Start of Provided data

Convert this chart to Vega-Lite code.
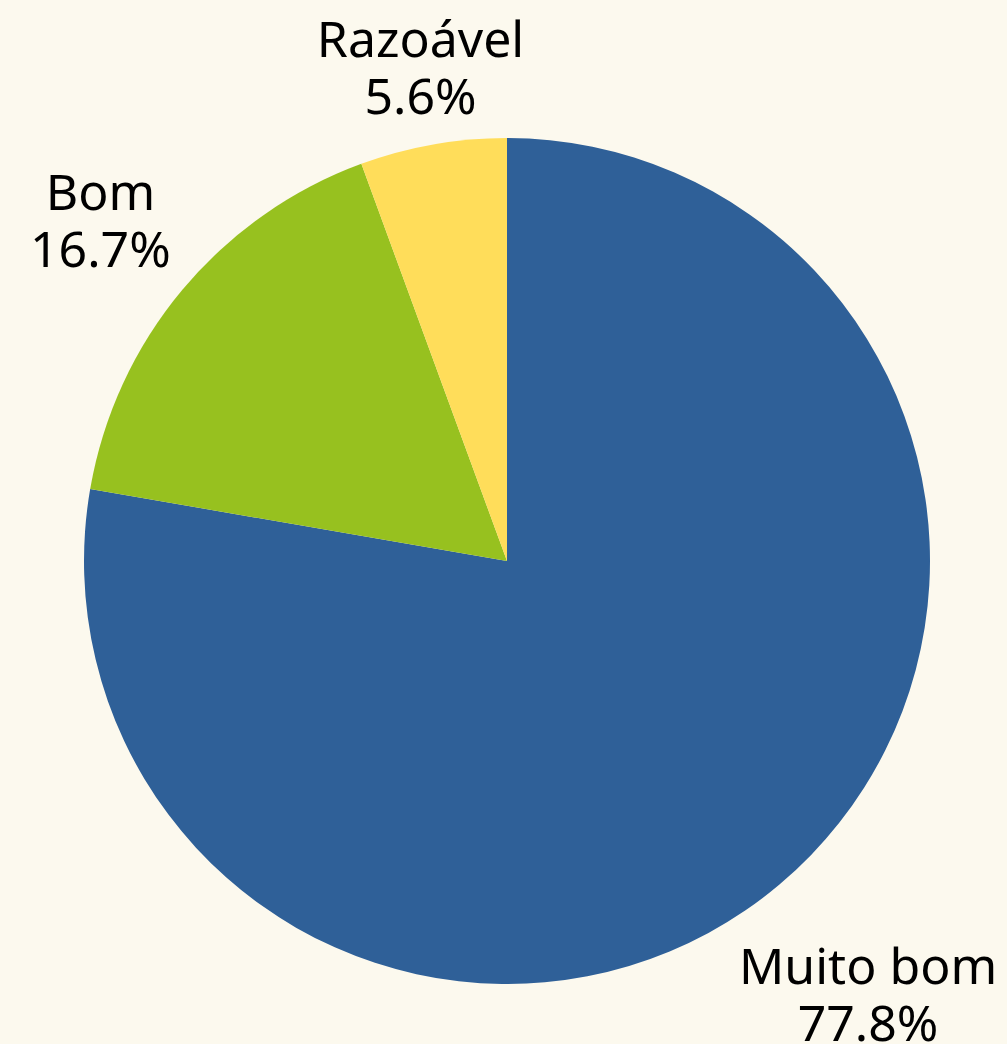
{
  "$schema": "https://vega.github.io/schema/vega-lite/v6.json",
  "width": 1000,
  "height": 966,
  "autosize": {"type": "none"},
  "padding": {"left": 7, "top": 78, "right": 0, "bottom": 0},
  "background": "#fcf9ee",
  "view": {"stroke": null},
  "data": {
    "values": [
      {"cat": "Muito bom", "value": 77.8, "rank": 1, "label": "Muito bom\n77.8%"},
      {"cat": "Bom", "value": 16.7, "rank": 2, "label": "Bom\n16.7%"},
      {"cat": "Razoável", "value": 5.6, "rank": 3, "label": "Razoável\n5.6%"}
    ]
  },
  "encoding": {
    "theta": {"field": "value", "type": "quantitative", "stack": true},
    "order": {"field": "rank", "type": "quantitative"}
  },
  "layer": [
    {
      "mark": {"type": "arc", "outerRadius": 423},
      "encoding": {
        "color": {
          "field": "cat",
          "type": "nominal",
          "scale": {"domain": ["Muito bom", "Bom", "Razoável"], "range": ["#2f6098", "#97c11f", "#ffdd5a"]},
          "legend": null
        }
      }
    },
    {
      "mark": {"type": "text", "radius": 545, "dx": 10, "dy": -9, "fontSize": 50, "font": "Noto Sans", "lineBreak": "\n", "lineHeight": 57, "color": "#000000", "align": "center", "baseline": "middle"},
      "encoding": {
        "detail": {"field": "cat", "type": "nominal"},
        "text": {"condition": {"test": "datum.cat === 'Muito bom'", "field": "label"}, "value": ""}
      }
    },
    {
      "mark": {"type": "text", "radius": 549, "dx": 15, "dy": -14, "fontSize": 50, "font": "Noto Sans", "lineBreak": "\n", "lineHeight": 57, "color": "#000000", "align": "center", "baseline": "middle"},
      "encoding": {
        "detail": {"field": "cat", "type": "nominal"},
        "text": {"condition": {"test": "datum.cat === 'Bom'", "field": "label"}, "value": ""}
      }
    },
    {
      "mark": {"type": "text", "radius": 529, "dx": 6, "dy": 2, "fontSize": 50, "font": "Noto Sans", "lineBreak": "\n", "lineHeight": 57, "color": "#000000", "align": "center", "baseline": "middle"},
      "encoding": {
        "detail": {"field": "cat", "type": "nominal"},
        "text": {"condition": {"test": "datum.cat === 'Razoável'", "field": "label"}, "value": ""}
      }
    }
  ]
}
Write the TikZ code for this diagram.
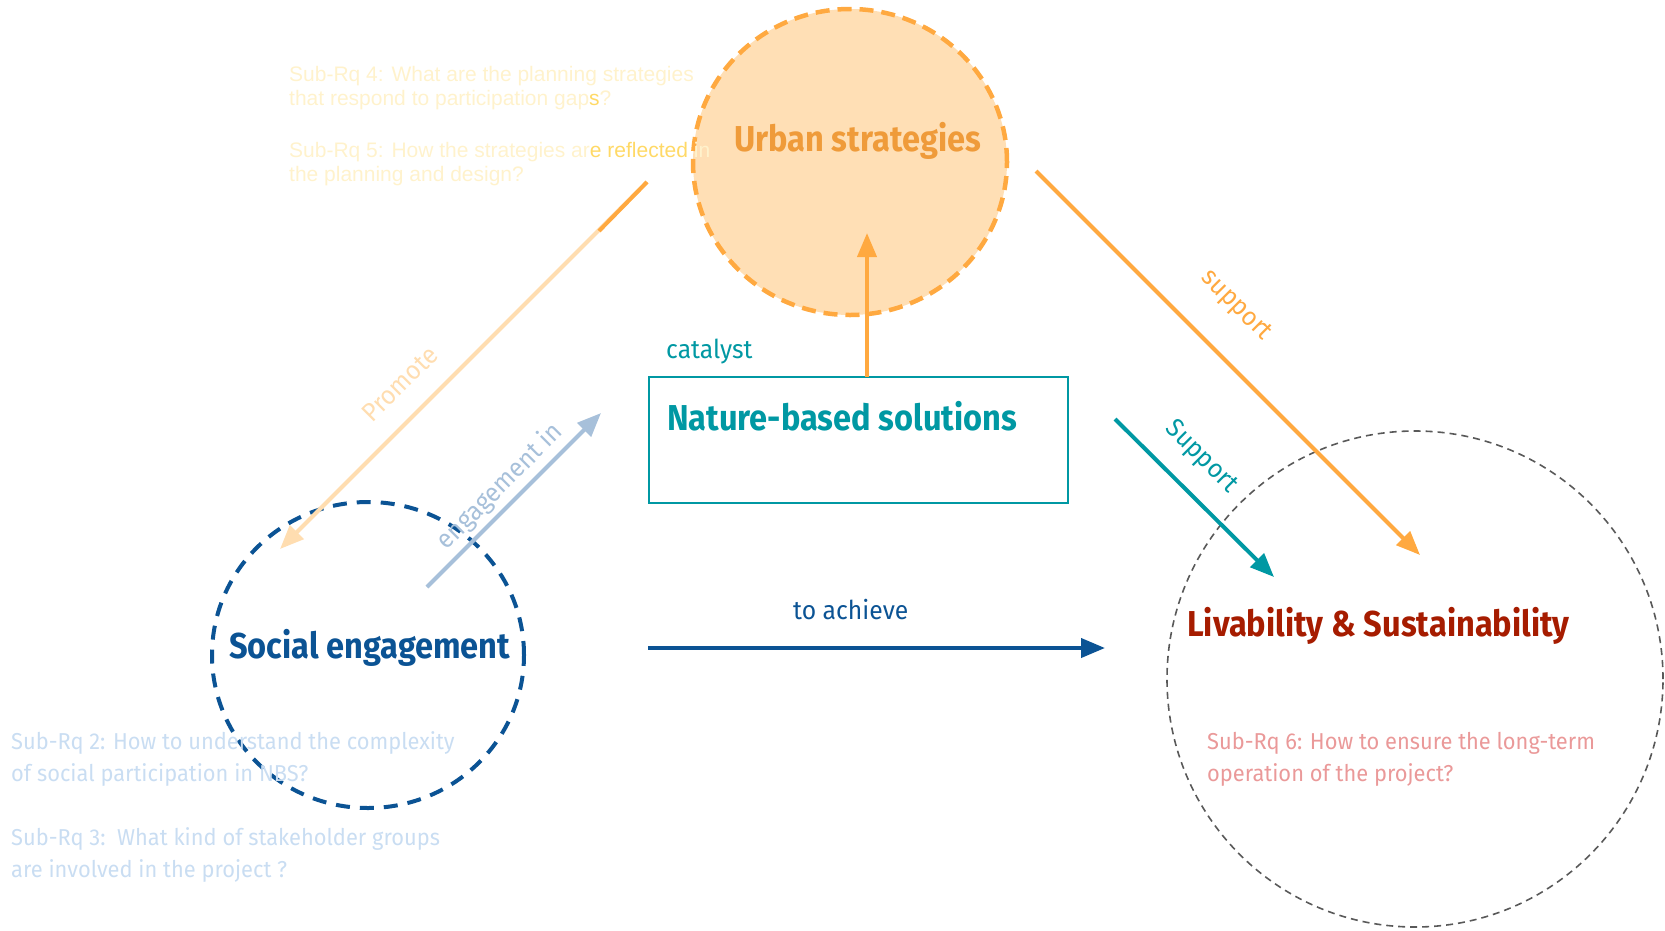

End of Provided data

■ Directive
In the entries above, locate every line with the word "code" and copy it.

■ Result
Convert this chart to Vega-Lite code.
Write the TikZ code for this diagram.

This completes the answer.